Julian Schultz
· 13.11.2022
Immer schneller soll es sein - bei den Rädern selbst und allen Komponenten, die zum Rennradfahren gehören. Ein Überblick über das weite Feld der Aerodynamik.
Laufräder bieten das größte Tuning-Potenzial, um ein Rennrad schneller zu machen. Entsprechend häufig hat TOUR Laufräder unterschiedlichster Form im GST-Windkanal getestet. Die Laufräder werden stets als Teil des Gesamtsystems aus Fahrrad und Fahrer gemessen, “da Messungen am nackten Laufrad irreführend sind”, sagt TOUR-Testingenieur Robert Kühnen. Um realitätsnahe Ergebnisse zu erhalten, wird seit März 2013 der Dummy mit rotierenden Beinen verwendet, da bei Seitenwind die Beinstellung des Fahrers den Luftwiderstand des Hinterrads und damit des Gesamtkonzepts beeinflusst. Speziell mit hohen und günstig geformten Felgen lässt sich die Geschwindigkeit erhöhen. Aktuelle (Aero-)Modelle mit einer Felgenhöhe um 60 Millimeter haben - gemessen mit rotierenden Beinen und einem relativ unaerodynamischen Referenzrad - einen Luftwiderstand von rund 216 Watt (TOUR 1/2022).
Macht ein Aero-Helm schneller? Dieser Frage ging TOUR schon in mehreren Windkanal-Tests nach. Im Unterschied zum Testaufbau bei Kompletträdern kommt dabei der Vollkörper-Dummy zum Einsatz, der in typischer Rennradposition - mit etwa 15 Grad geneigtem Rücken - auf dem Referenzrad Platz nimmt. Gemessen wird der Gesamtwiderstand von Fahrrad plus Fahrer mit Helm. Unsere Ergebnisse zeigten bislang, dass ein Aero-Modell gegenüber einem herkömmlichen Helm einen Aerodynamik-Vorteil von rund 10 Watt bringen kann.
Vor der Tour de France 2018 wollten wir es genau wissen und untersuchten Profi-Rennanzüge auf ihre Windschnittigkeit. Statt des Dummys nahm ausnahmsweise ein Fahrer aus Fleisch und Blut auf dem Fahrrad Platz und ließ sich im dünnen Einteiler den kalten Wind um die Nase wehen - mit zwei Erkenntnissen. Erstens: Spezielle Aero-Kleidung führt zu einem ordentlichen Tempo-Schub, rund 30 Watt lassen sich damit einsparen. Zweitens: Die Minusgrade im Windkanal verkraftet der Dummy wesentlich besser.

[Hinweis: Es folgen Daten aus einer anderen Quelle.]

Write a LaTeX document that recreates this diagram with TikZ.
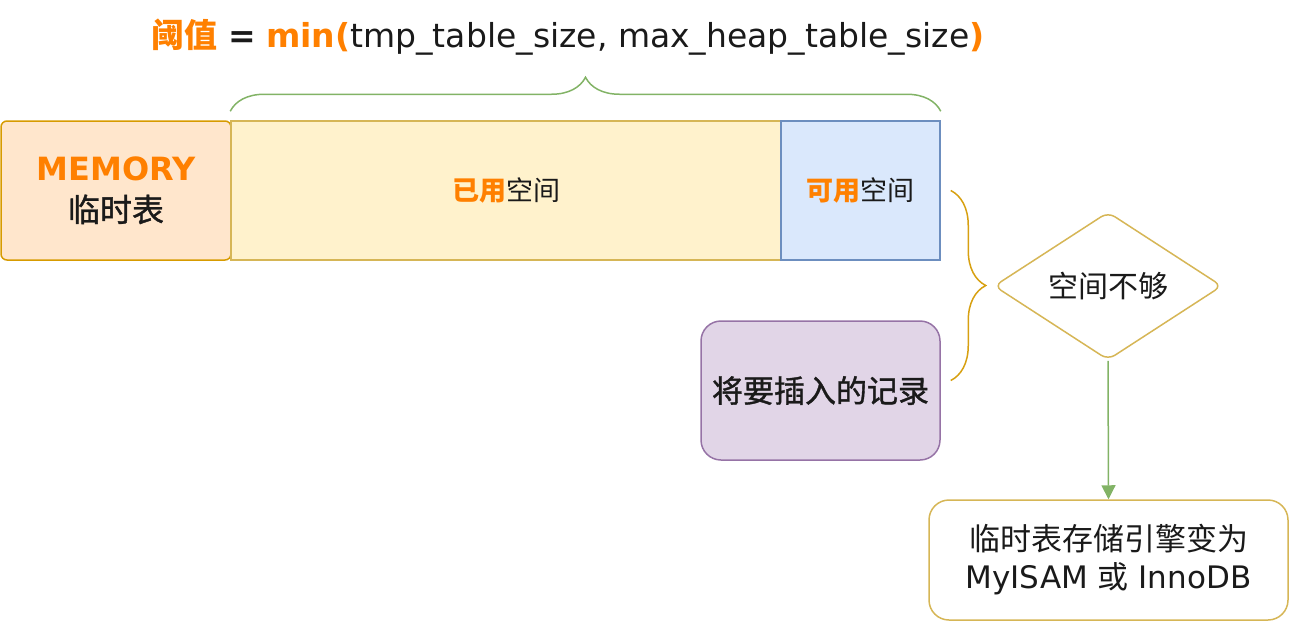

Das Stundenweltrekord-Rad von Francesco Moser von 1988 ist bis heute das spektakulärste Gefährt, das TOUR je in Immenstaad getestet hat. 25 Jahre nach der Rekordfahrt (50,644 Kilometer) des Italieners auf der Bahn in der Stuttgarter Hanns-Martin-Schleyer-Halle holten wir das Unikat bei Moser persönlich ab und unterzogen es einem nicht ganz ernst gemeinten Vergleich mit aktuellen Zeitfahrmaschinen. Das Rad schlug sich beachtlich und kam der Aerodynamik der Zeitfahrräder recht nahe, die riesige 103-Zentimeter-Scheibe am Hinterrad offenbarte aber auch die größte Schwäche: In freier Wildbahn und bei Seitenwind wäre Mosers Rad kaum fahrbar gewesen.